Love & War
Okay, so here's an article about U.S. troops exchanging gruesome photos and video from Iraq and Afghanistan for access to internet porn. (Click here for the grisly war material). It reminded me of what Chris Hedges wrote:
The violent breakup of Yugoslavia, which was preceded by economic collapse, began in 1991. lt was the same year that the government decided to permit hard-core sex films to be broadcast on public stations and that the first locally made pornographic film was produced. While the old Communist Yugoslavia did not censor love scenes in its state-run film industry, it condemned pornography as the exploitation of women and banned its production. The first graphic pictures of mutilated and dead from the war, along with the racial diatribes against Muslims and Croats, hit the airwaves at the same time Yugoslavs were allowed to watch porno films. The war was, like the sex films, about the lifting of taboos, about new forms of entertainment to mask the economic and political collapse of Yugoslavia. War and sex were the stimulants to divert a society that was collapsing.

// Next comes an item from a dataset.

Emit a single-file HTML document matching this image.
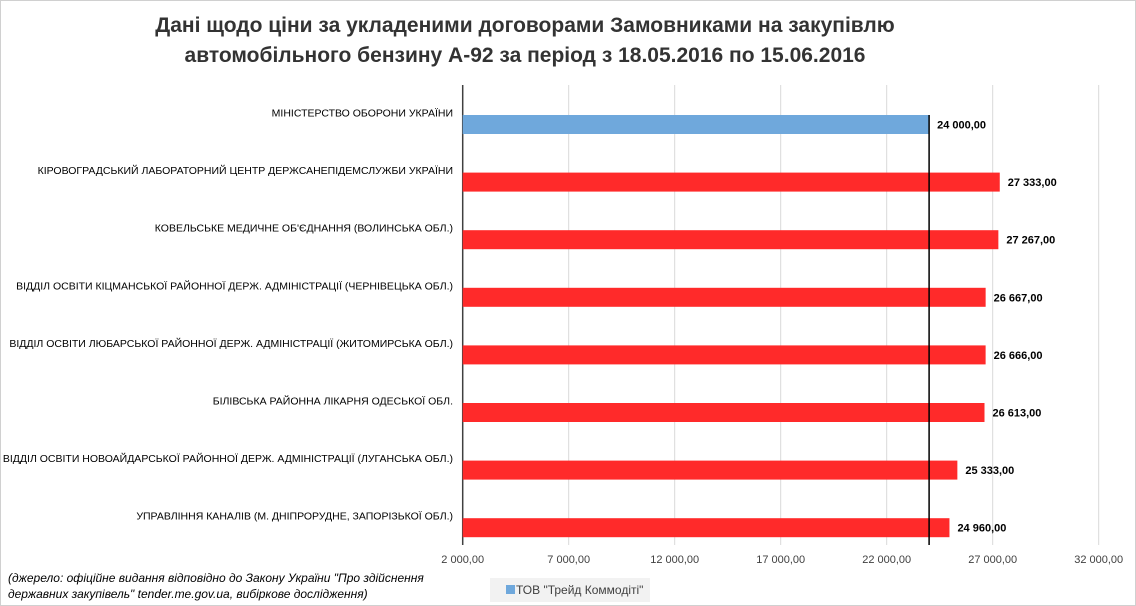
<!DOCTYPE html>
<html><head><meta charset="utf-8"><style>
body{margin:0;background:#fff;}
svg{display:block;font-family:"Liberation Sans",sans-serif;}
</style></head><body>
<svg id="c" width="1136" height="606">
<rect x="0.5" y="0.5" width="1135" height="605" fill="#fff" stroke="#d0d0d0"/>
<text x="525" y="32" text-anchor="middle" font-size="21" font-weight="bold" fill="#333">Дані щодо ціни за  укладеними договорами Замовниками на закупівлю</text>
<text x="525" y="62" text-anchor="middle" font-size="21" font-weight="bold" fill="#333">автомобільного бензину А-92  за період з 18.05.2016 по 15.06.2016</text>
<g id="grid"></g><g id="bars"></g>
<g font-style="italic" font-size="12" fill="#000">
<text x="8" y="582">(джерело: офіційне видання відповідно до Закону України "Про здійснення</text>
<text x="8" y="598">державних закупівель" tender.me.gov.ua, вибіркове дослідження)</text>
</g>
<g>
<rect x="490" y="578" width="160" height="24" fill="#f2f2f2"/>
<rect x="506" y="585" width="9" height="9" fill="#6fa8dc"/>
<text x="516" y="594" font-size="12" fill="#404040">ТОВ "Трейд Коммодіті"</text>
</g>
</svg>
<script>
const categories=["МІНІСТЕРСТВО ОБОРОНИ УКРАЇНИ","КІРОВОГРАДСЬКИЙ ЛАБОРАТОРНИЙ ЦЕНТР ДЕРЖСАНЕПІДЕМСЛУЖБИ УКРАЇНИ","КОВЕЛЬСЬКЕ МЕДИЧНЕ ОБ'ЄДНАННЯ (ВОЛИНСЬКА ОБЛ.)","ВІДДІЛ ОСВІТИ КІЦМАНСЬКОЇ РАЙОННОЇ ДЕРЖ. АДМІНІСТРАЦІЇ (ЧЕРНІВЕЦЬКА ОБЛ.)","ВІДДІЛ ОСВІТИ ЛЮБАРСЬКОЇ  РАЙОННОЇ ДЕРЖ. АДМІНІСТРАЦІЇ (ЖИТОМИРСЬКА  ОБЛ.)","БІЛІВСЬКА РАЙОННА ЛІКАРНЯ ОДЕСЬКОЇ ОБЛ.","ВІДДІЛ ОСВІТИ НОВОАЙДАРСЬКОЇ РАЙОННОЇ ДЕРЖ. АДМІНІСТРАЦІЇ (ЛУГАНСЬКА ОБЛ.)","УПРАВЛІННЯ КАНАЛІВ (М. ДНІПРОРУДНЕ, ЗАПОРІЗЬКОЇ ОБЛ.)"];
const values=[24000,27333,27267,26667,26666,26613,25333,24960];
const valueLabels=["24 000,00","27 333,00","27 267,00","26 667,00","26 666,00","26 613,00","25 333,00","24 960,00"];
const ticks=[2000,7000,12000,17000,22000,27000,32000];
const tickLabels=["2 000,00","7 000,00","12 000,00","17 000,00","22 000,00","27 000,00","32 000,00"];
const refValue=24000;
(function(){
const NS="http://www.w3.org/2000/svg";
const x0=462.7,pxPer=0.0212,plotTop=85,plotBottom=545,y0=124.5,step=57.6,bh=19;
const X=v=>x0+(v-2000)*pxPer;
const Y=i=>y0+i*step;
function mk(t,a,p){const e=document.createElementNS(NS,t);for(const k in a)e.setAttribute(k,a[k]);p.appendChild(e);return e;}
const g=document.getElementById('grid'),b=document.getElementById('bars');
ticks.forEach((t,i)=>{
 const l=mk('line',{x1:X(t),x2:X(t),y1:plotTop,y2:plotBottom,stroke:i==0?'#404040':'#d9d9d9','stroke-width':i==0?1.5:1},g);
 
 
 const tx=mk('text',{x:X(t),y:plotBottom+18,'text-anchor':'middle','font-size':11,fill:'#404040'},g);
 tx.textContent=tickLabels[i];
 
 
});
categories.forEach((c,i)=>{
 const y=Y(i);
 const lab=mk('text',{x:453,y:y-8,'text-anchor':'end','font-size':10.5,fill:'#000'},b);
 lab.textContent=c;
 
 
 const r=mk('rect',{x:X(2000),y:y-bh/2,width:X(values[i])-X(2000),height:bh,fill:i==0?'#6fa8dc':'#ff2a2a'},b);
 
 
 const v=mk('text',{x:X(values[i])+8,y:y+4,'font-size':11,'font-weight':'bold',fill:'#000'},b);
 v.textContent=valueLabels[i];
 
 
});
const rl=mk('line',{x1:X(refValue),x2:X(refValue),y1:Y(0)-bh/2,y2:plotBottom,stroke:'#000','stroke-width':1.5},b);


})();
</script>
</body></html>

But maybe I'm wrong to think of the War on Iraq Terror in such terms. After all, everything changed on 9/11 – including human nature. Am I right? You bet I am.


1 Comments:
I don't know that human nature has changed, but this kind of activity seems to happen in wars where the enemy is reduced to inhuman status. American soldiers in Europe couldn't believe it when they found photographs of Eastern Front atrocities on dead Germans, but in the Pacific theatre you had American soldiers making souvenirs out of Japanese skulls, etc. There are similar equally horrible photos from the first Gulf War of dead Iraqis.